I read on wiki.services.openoffice.org/wiki/Dictionaries that Hunspell is not suitable for Finnish, and we should use Voika (sp?)
However, there is a hunspell dictionary for Finnish.
Can anyone shed light on this?
http://wiki.services.openoffice.org/wiki/Dictionaries says: NOTE: Hunspell is not capable of handling Finnish language properly, so these dictionaries should not be used. Instead, Voikko project should be used,
I can only guess.
To write a dic/aff pair is not a trivial task.
I assume, the Finnish one is sub-optimal (thinks are missing and or incorrect), therefore they suggest ot use Voikko, which is designed for Finnish, and programmatically evens the deficiencies of their dic/aff pair.
The correct solution would be to fix their dic/aff pair, for example using the Estonian one as an example. This must be done by a Finnish mother tongue person.
Any news about a better support for the Finnish dictionary? Anybody knows if the Hunspell team has any plans about improving the Finnish dictionary?
I don't think there is anything wrong with the Hunspell support of Finnish, Voikko is simply better.
The Voikko team explains the reasons for not working on the Hunspell dictionary on their web page. Hunspell is not well suited for Finnish: Hunspell only supports two consecutive suffixes for any word. This is of course a major improvement compared to ispell or myspell that supported only one. But in Finnish it is common to have three or more suffixes in a word. and Hunspell has methods for allowing or forbidding certain inflected or derived forms in compounds. But binary allow/forbid is not enough, we need a method for specifying compound rules by word class and then specifying that certain derivational suffixes cause the word to belong to a different class.

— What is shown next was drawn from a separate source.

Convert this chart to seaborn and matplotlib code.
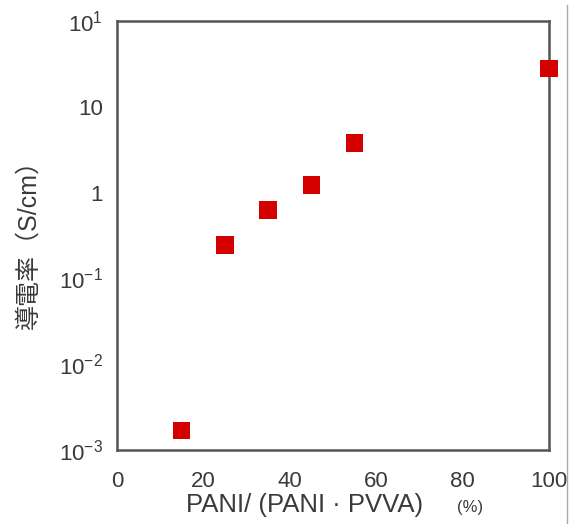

It is not true, that hunspell supports only two suffixes. Even with ispell you can support much more than two suffixes, by using more flag characters. For example, class 'A' adds suf1, and class'B' the adds suf1suf1 and then class 'C' adds suf1suf2suf3, and so on. In ispell the classes are rather limited, a-z and A-Z, in hunspell much more are possible (256 in sum). Since also 2 character classes are allowed, the limit is in fact 256*256 that should be enough for any human language.
The forbidding and allowing is not necessary at all, if the affixes are properly set up.
Error checking in case of OCR is also part of hunspell, using the REP facility of .aff.
Grammar analysis is not really part of hunspell, and I think, for serious applications it is better to use a different library and approach, than hunspell does. Hunspell is not a grammar library, but a spell checking one.
I do not think, that any other tool is better for spell checking than hunspell for any language in 2011.
However, if you are more happy with voikko, keep on using it. Just do not blame hunspell falsely.
I wanted to write: 'and class'B' the adds suf1suf2'.